Access to wireless hotspots usually requires users to subscribe to
the relevant provider, although the new agreements should have
removed this barrier, allowing users to roam between mobile and
Wi-Fi networks. But Computer Weekly has learned that almost a year
on from the agreements, such mobile working is no nearer to being
available. Orange and Vodafone confirmed they are still in
discussion with BT about the integration, but say no access dates
had been set.
One reason for the delay is the lack of a ready solution for
integrated billing. The Wi-Fi industry charges users by the minute
online, whereas mobile networks charge by the kilobit downloaded or
sent.
T-Mobile launched its 3G datacard after Vodafone and Orange this
year and said Wi-Fi integration would only work at the 500 T-Mobile
hotspots, which include the Starbucks coffee shop chain. With
T-Mobile, the billing complication is overcome as those on the 3G
tariff pay a flat fee of £70 a month for all data, whether over a
mobile or a Wi-Fi network. Authentication is via a username and
password and users have to use a separate Wi-Fi card or Intel's
Centrino technology.
Hotspot network provider The Cloud sees mobile Sim card
authentication as the easy way to allow mobile network users secure
access to hotspots and has put the infrastructure in place at its
back-end to enable unified billing. However, in the UK providers
prefer username and password access, which can be passed on or
copied.
Ken Greene, European technical director at iPass, which supplies
remote authentication technology, confirms the difficulties in
providing an integrated solution. "The typical e-mail and VPN
applications found on corporate laptops would not cope well with
the delays in handing over data between networks and the different
network characteristics of each technology. Roaming between
networks requires a separate authentication and charge for each
connection for billing purposes." And Greene says IT managers will
first need a consistent billing unit to manage costs and improve
user education if integration is to work.
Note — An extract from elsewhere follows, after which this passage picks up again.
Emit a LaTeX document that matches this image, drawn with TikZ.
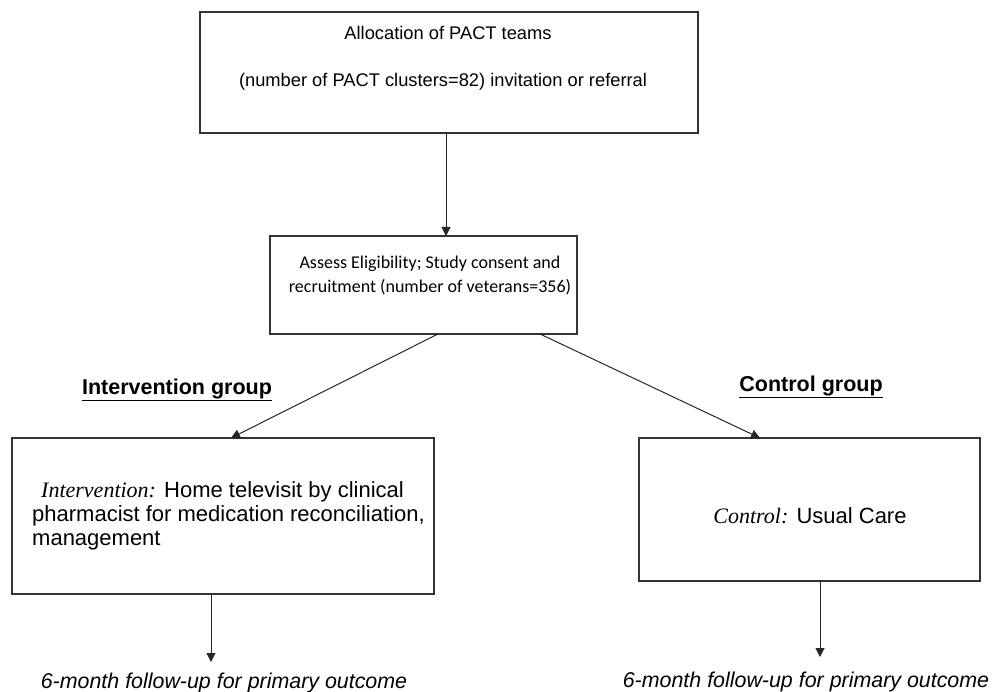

Easy adoption is essential if Wi-Fi is to be fully accepted
inside enterprise networks. IDC analyst Abner Germanow says,
"Enterprise wireless Lans need to be easily integrated with wired
networks to keep operational costs low. IT managers need to
consider how they fit into the technical tasks of managing security
protocols and device configuration, as well as the business burdens
of managing multiple suppliers," he says.
Organisations can implement Wi-Fi themselves or bring in a managed
service provider. Angelo Lamme, 3Com international product
marketing manager for wireless and security, says, "If a customer
is a train operator, the primary business model for the company is
to sell as many tickets as possible. It would be better off buying
wireless as a managed service so it does not have to worry about
implementation, maintenance and security."
But an enterprise might want to deploy hotspots as a service to
visitors, and it may see this as an extension to its existing
network, in which case it would want to deploy and manage the
technology itself, says Lamme.
Wi-Fi take-up
- 35% of companies are using wireless Lans
- 34% are evaluating or rolling out wireless Lans
- 67% of those using Wi-Fi are doing so to provide remote or
flexible working
- 21% use or will use Wi-Fi for delivering VoIP.